This leads me to the most important point of this article, which is that we cannot create abundance in the United States or in any country by selling each other increasingly expensive products and services that promote disease. In other words, we cannot create abundance by poisoning ourselves. The very idea is absurd. The whole point of economic growth is to create economic abundance, and if you look at the classic definitions of economic growth, they are about providing more goods and services to people in a more efficient manner. Those goods and services are supposed to improve the quality of life for those people.

In the old days, the arguments for the invisible hand in the economy were that if you let entrepreneurs compete in a free market, they would devise clever and efficient ways to create, produce and deliver goods and services to consumers that would ultimately enhance their quality of life. That part is absolutely true, and the United States has done that very successfully. The free market does work in accomplishing that, but what we’re seeing now is something beyond what those old-school economists could have ever conceived. We’re seeing an economy that is increasingly based on goods and services that do not add to the quality of consumers’ lives but rather take away from it. We’re seeing entrepreneurs and creative, clever people finding new ways to market products that harm people and calling that profitability or economic growth.

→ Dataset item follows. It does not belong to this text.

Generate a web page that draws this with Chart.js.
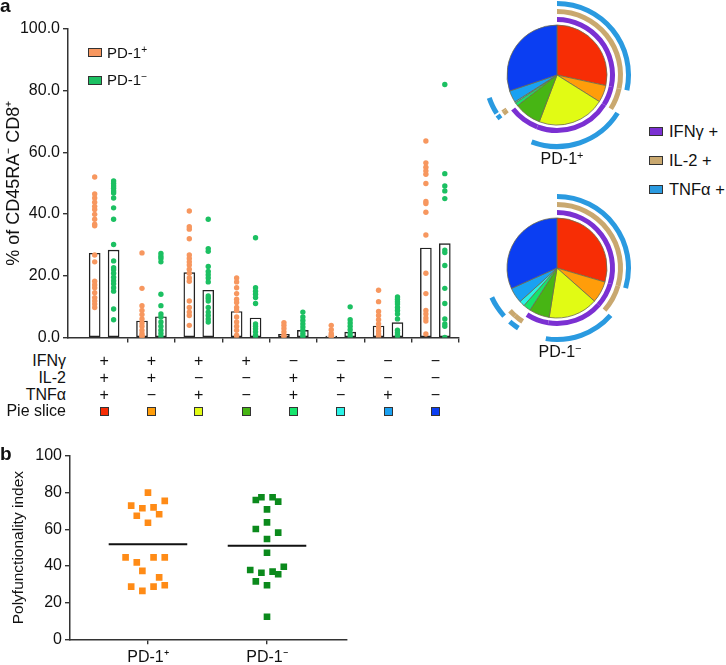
<!DOCTYPE html>
<html><head><meta charset="utf-8"><title>PD-1 polyfunctionality</title>
<script src="https://cdn.jsdelivr.net/npm/chart.js@4/dist/chart.umd.min.js"></script>
<style>
html,body{margin:0;padding:0;background:#fff}
body{width:726px;height:665px;position:relative;overflow:hidden;font-family:"Liberation Sans",Arial,Helvetica,sans-serif;color:#111}
canvas{position:absolute;display:block}
.t{position:absolute;white-space:nowrap;line-height:1}
.c{transform:translate(-50%,-50%)}
.r{transform:translate(-100%,-50%)}
.l{transform:translate(0,-50%)}
.sq{position:absolute;box-sizing:border-box;border:1px solid #333}
.sup{font-size:68%;position:relative;top:-0.5em}
</style></head>
<body>
<canvas id="cA" width="470" height="350" style="left:0px;top:0px"></canvas>
<canvas id="cP1" width="150" height="150" style="left:482px;top:0px"></canvas>
<canvas id="cP2" width="150" height="150" style="left:482px;top:193px"></canvas>
<canvas id="cB" width="360" height="225" style="left:0px;top:440px"></canvas>
<div id="overlay"></div>
<script>
// ---------------- data ----------------
const combos = ['IFNγ+IL-2+TNFα+','IFNγ+IL-2+','IFNγ+TNFα+','IFNγ+','IL-2+TNFα+','IL-2+','TNFα+','none'];
const rowLabels = ['IFNγ','IL-2','TNFα','Pie slice'];
const ifng = ['+','+','+','+','−','−','−','−'];
const il2  = ['+','+','−','−','+','+','−','−'];
const tnfa = ['+','−','+','−','+','−','+','−'];
const sliceColors = ['#f72d05','#ff9d0a','#e1fb14','#47b514','#16e46c','#2af2e6','#1aa1f2','#0b3ef2'];

const meanPDpos = [27.3, 5.3, 21.0, 8.4, 1.0, 0.4, 3.7, 29.0];
const meanPDneg = [28.3, 6.7, 15.3, 6.3, 2.3, 1.7, 4.8, 30.4];

const dotsPDpos = [
  [52.0,46.5,45.2,43.8,42.5,41.5,39.9,38.3,36.7,36.2,26.7,24.5,18.2,17.1,16.1,14.5,12.9,11.8,10.8,9.7],
  [27.4,15.9,10.3,8.7,7.4,6.0,4.7,3.6,2.3,1.3,0.6,0.2,0.0],
  [41.0,35.9,35.1,32.0,26.7,25.6,24.5,23.5,22.1,20.8,19.3,18.2,11.8,9.7,8.2,7.1,3.9],
  [19.3,18.0,16.1,14.2,12.4,11.3,9.7,8.7,6.6,5.0,3.6,2.3,0.7,0.0],
  [4.8,3.9,2.9,1.8,0.8,0.3,0.0],
  [3.9,2.5,1.3,0.6,0.2,0.0],
  [15.3,11.6,8.4,7.1,5.7,4.4,3.2,2.1,1.1,0.2],
  [63.7,56.6,55.2,54.0,52.9,49.9,44.1,43.4,40.6,33.2,20.8,14.2,8.7,7.6,6.3,5.3,1.1]
];
const dotsPDneg = [
  [50.7,49.9,49.1,48.4,47.5,46.8,45.2,42.0,38.3,30.1,24.8,22.6,21.9,20.8,19.5,18.4,17.4,16.1,15.0,9.2,5.7],
  [27.2,26.3,25.6,24.5,14.0,10.3,7.6,6.6,5.0,3.6,2.3,1.3,0.2],
  [38.3,28.8,27.9,23.0,21.4,20.3,19.3,18.0,13.4,12.7,11.8,9.7,8.2,7.1,6.0,5.0],
  [32.3,16.1,15.0,14.0,12.9,11.0,4.4,3.6,2.8,1.8,0.7,0.0],
  [8.2,6.6,5.5,4.4,3.4,2.3,1.3,0.4,0.0],
  [9.9,5.7,4.7,3.6,2.5,1.3,0.2],
  [13.1,12.4,11.6,10.8,9.7,8.7,7.6,6.0,2.3,1.5,0.7,0.0],
  [82.0,53.1,49.1,47.5,45.0,28.3,27.5,23.3,15.9,11.0,6.0,4.4,3.6,0.0]
];
const yTicksA = [0,20,40,60,80,100];

const polyCats = ['PD-1⁺','PD-1⁻'];
const polyPos     = [80.0,72.9,71.5,72.0,75.5,67.4,68.2,63.6,44.7,42.0,44.7,44.7,37.3,33.8,28.7,26.4,28.7,29.5];
const polyPosSlot = [0,-3,-1,1,3,-2,2,0,-4,-2,1,3,-1,2,-3,-1,1,3];
const polyNeg     = [76.0,77.5,77.5,75.1,70.9,63.8,60.2,58.2,54.7,47.2,37.8,36.3,36.9,35.5,39.6,31.6,29.5,12.3];
const polyNegSlot = [-2,-1,1,2,0,0,-2,2,0,0,-3,-1,1,2,3,-2,0,0];
const polyMean = [51.8, 51.1];
const yTicksB = [0,20,40,60,80,100];

// ---------------- style ----------------
const FONT = '"Liberation Sans", Arial, Helvetica, sans-serif';
Chart.defaults.font.family = FONT;
Chart.defaults.color = '#111';
const ORANGE_DOT = '#f7975f', GREEN_DOT = '#1cc062';
const ORANGE_SQ = '#ff8b16', GREEN_SQ = '#0b8a1c';
const PURPLE = '#7b30d2', TAN = '#c9a86f', BLUE = '#2a9ae0';
const AXIS = '#333';
const BAR_OFF = 0.2, SLOT_W = 0.047, MEAN_HALF = 0.33;

// ---------------- panel a : bars + dots ----------------
const groupEdges = meanPDpos.map((_, i) => i + 0.5);
const chartA = new Chart(document.getElementById('cA'), {
  type: 'scatter',
  data: { datasets: [
    { type:'bar', data: meanPDpos.map((v,i)=>({x:i-BAR_OFF,y:v})), backgroundColor:'#fff', borderColor:'#222', borderWidth:1.4, barThickness:11, grouped:false, borderSkipped:false, order:2 },
    { type:'bar', data: meanPDneg.map((v,i)=>({x:i+BAR_OFF,y:v})), backgroundColor:'#fff', borderColor:'#222', borderWidth:1.4, barThickness:11, grouped:false, borderSkipped:false, order:2 },
    { type:'scatter', data: dotsPDpos.flatMap((a,i)=>a.map(v=>({x:i-BAR_OFF,y:v}))), backgroundColor:ORANGE_DOT, borderWidth:0, pointRadius:2.7, order:1 },
    { type:'scatter', data: dotsPDneg.flatMap((a,i)=>a.map(v=>({x:i+BAR_OFF,y:v}))), backgroundColor:GREEN_DOT, borderWidth:0, pointRadius:2.7, order:1 }
  ]},
  options: {
    responsive:false, animation:false, events:[],
    layout:{ padding:{ top:29, right:11, left:0, bottom:0 } },
    plugins:{ legend:{display:false}, tooltip:{enabled:false} },
    scales:{
      x:{ type:'linear', min:-0.764, max:7.5, offset:false,
          grid:{ display:true, drawOnChartArea:false, drawTicks:true, tickLength:5, color:AXIS, lineWidth:1.4, offset:false },
          border:{ display:true, color:AXIS, width:1.5 },
          ticks:{ display:false },
          afterBuildTicks: s => { s.ticks = groupEdges.map(v=>({value:v})); },
          afterFit: s => { s.height = 6; } },
      y:{ min:0, max:100,
          afterBuildTicks: s => { s.ticks = yTicksA.map(v=>({value:v})); },
          ticks:{ callback: v => Number(v).toFixed(1), font:{size:16}, color:'#111', padding:3 },
          grid:{ drawOnChartArea:false, tickLength:5, color:AXIS, lineWidth:1.4 },
          border:{ color:AXIS, width:1.5 },
          title:{ display:true, text:'% of CD45RA⁻ CD8⁺', font:{size:18}, color:'#111', padding:{top:3,bottom:0} },
          afterFit: s => { s.width = 68; } }
    }
  }
});

// ---------------- pies ----------------
function makePie(id, values){
  const tr = 'rgba(0,0,0,0)';
  const ring = (signs,color,w)=>({ data:values, backgroundColor:signs.map(s=>s==='+'?color:tr), borderWidth:0, weight:w });
  const gap = w=>({ data:values, backgroundColor:values.map(()=>tr), borderWidth:0, weight:w });
  return new Chart(document.getElementById(id), {
    type:'doughnut',
    data:{ labels:combos, datasets:[
      ring(tnfa, BLUE, 5), gap(3), ring(il2, TAN, 5), gap(3), ring(ifng, PURPLE, 5), gap(3),
      { data:values, backgroundColor:sliceColors, borderColor:'#6d6b4c', borderWidth:0.8, weight:50 }
    ]},
    options:{ responsive:false, animation:false, events:[], radius:74, cutout:0,
      plugins:{ legend:{display:false}, tooltip:{enabled:false} } }
  });
}
makePie('cP1', meanPDpos);
makePie('cP2', meanPDneg);

// ---------------- panel b ----------------
new Chart(document.getElementById('cB'), {
  type:'scatter',
  data:{ datasets:[
    { data: polyPos.map((v,i)=>({x:0+polyPosSlot[i]*SLOT_W, y:v})), pointStyle:'rect', pointRadius:4.7, backgroundColor:ORANGE_SQ, borderWidth:0 },
    { data: polyNeg.map((v,i)=>({x:1+polyNegSlot[i]*SLOT_W, y:v})), pointStyle:'rect', pointRadius:4.7, backgroundColor:GREEN_SQ, borderWidth:0 },
    { type:'line', data: polyMean.flatMap((m,i)=>[{x:i-MEAN_HALF,y:m},{x:i+MEAN_HALF,y:m},{x:NaN,y:NaN}]), borderColor:'#111', borderWidth:2, pointRadius:0, spanGaps:false }
  ]},
  options:{
    responsive:false, animation:false, events:[],
    layout:{ padding:{ top:16, right:13, left:0, bottom:0 } },
    plugins:{ legend:{display:false}, tooltip:{enabled:false} },
    scales:{
      x:{ type:'linear', min:-0.655, max:1.672,
          afterBuildTicks: s => { s.ticks = polyCats.map((_,i)=>({value:i})); },
          ticks:{ autoSkip:false, maxRotation:0, callback:(v,i)=>polyCats[i], font:{size:16}, color:'#111', padding:4 },
          grid:{ drawOnChartArea:false, tickLength:5, color:AXIS, lineWidth:1.4 },
          border:{ color:AXIS, width:1.5 },
          afterFit: s => { s.height = 25.7; } },
      y:{ min:0, max:100,
          afterBuildTicks: s => { s.ticks = yTicksB.map(v=>({value:v})); },
          ticks:{ font:{size:16}, color:'#111', padding:3 },
          grid:{ drawOnChartArea:false, tickLength:5, color:AXIS, lineWidth:1.4 },
          border:{ color:AXIS, width:1.5 },
          title:{ display:true, text:'Polyfunctionality index', font:{size:15.5}, color:'#111', padding:{top:9,bottom:0} },
          afterFit: s => { s.width = 70; } }
    }
  }
});

// ---------------- HTML text overlay ----------------
const ov = document.getElementById('overlay');
function txt(html, x, y, cls, size, extra){
  const d = document.createElement('div');
  d.className = 't ' + cls;
  d.style.left = x + 'px'; d.style.top = y + 'px'; d.style.fontSize = size + 'px';
  if (extra) d.style.cssText += extra;
  d.innerHTML = html; ov.appendChild(d); return d;
}
function box(x, y, w, h, color){
  const d = document.createElement('div');
  d.className = 'sq';
  d.style.left = x + 'px'; d.style.top = y + 'px'; d.style.width = w + 'px'; d.style.height = h + 'px';
  d.style.background = color; ov.appendChild(d); return d;
}
// panel letters
txt('a', 0, -4, '', 19, 'font-weight:bold;');
txt('b', 0, 444, '', 19, 'font-weight:bold;');
// panel a legend
box(88, 48, 14, 9, ORANGE_DOT); txt('PD-1<span class="sup">+</span>', 107, 53, 'l', 15);
box(88, 76, 14, 9, GREEN_DOT);  txt('PD-1<span class="sup">−</span>', 107, 80, 'l', 15);
// combination table
const xs = meanPDpos.map((_,i)=>chartA.scales.x.getPixelForValue(i));
const rowY = [361, 378, 394.5, 411];
rowLabels.forEach((lab, r) => txt(lab, 66, rowY[r], 'r', 16));
[ifng, il2, tnfa].forEach((row, r) => row.forEach((s, i) => txt(s, xs[i], rowY[r], 'c', 16)));
sliceColors.forEach((c, i) => box(xs[i]-4.5, rowY[3]-4.5, 9, 9, c));
// pie labels
txt('PD-1<span class="sup">+</span>', 562, 159, 'c', 16);
txt('PD-1<span class="sup">−</span>', 560, 352, 'c', 16);
// ring legend
const ringLegend = [['IFNγ +', PURPLE], ['IL-2 +', TAN], ['TNFα +', BLUE]];
ringLegend.forEach(([lab, col], i) => {
  const cy = 131 + i*29;
  box(649, cy-4.5, 14, 9, col);
  txt(lab, 669, cy, 'l', 16.5);
});
</script>
</body></html>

We see this quite blatantly in the drug industry, where creative marketers keep coming up with new, absurd ways to sell drugs to people through direct-to-consumer advertising on television. Some of these ads are absolutely idiotic in what they are promising. Yet, they are effective in creating demand. They sell products, but these products do not help consumers.

We also see a lot of products being marketed and sold to consumers that may give them very short-term benefits — such as the taste of a hamburger or the taste of french fries, which lasts about 10 seconds — but has long-term detrimental consequences, like obesity, heart disease, brain disorders, cancer and diabetes. These diseases largely come about as a result of long-term consumption of nutritionally depleted foods.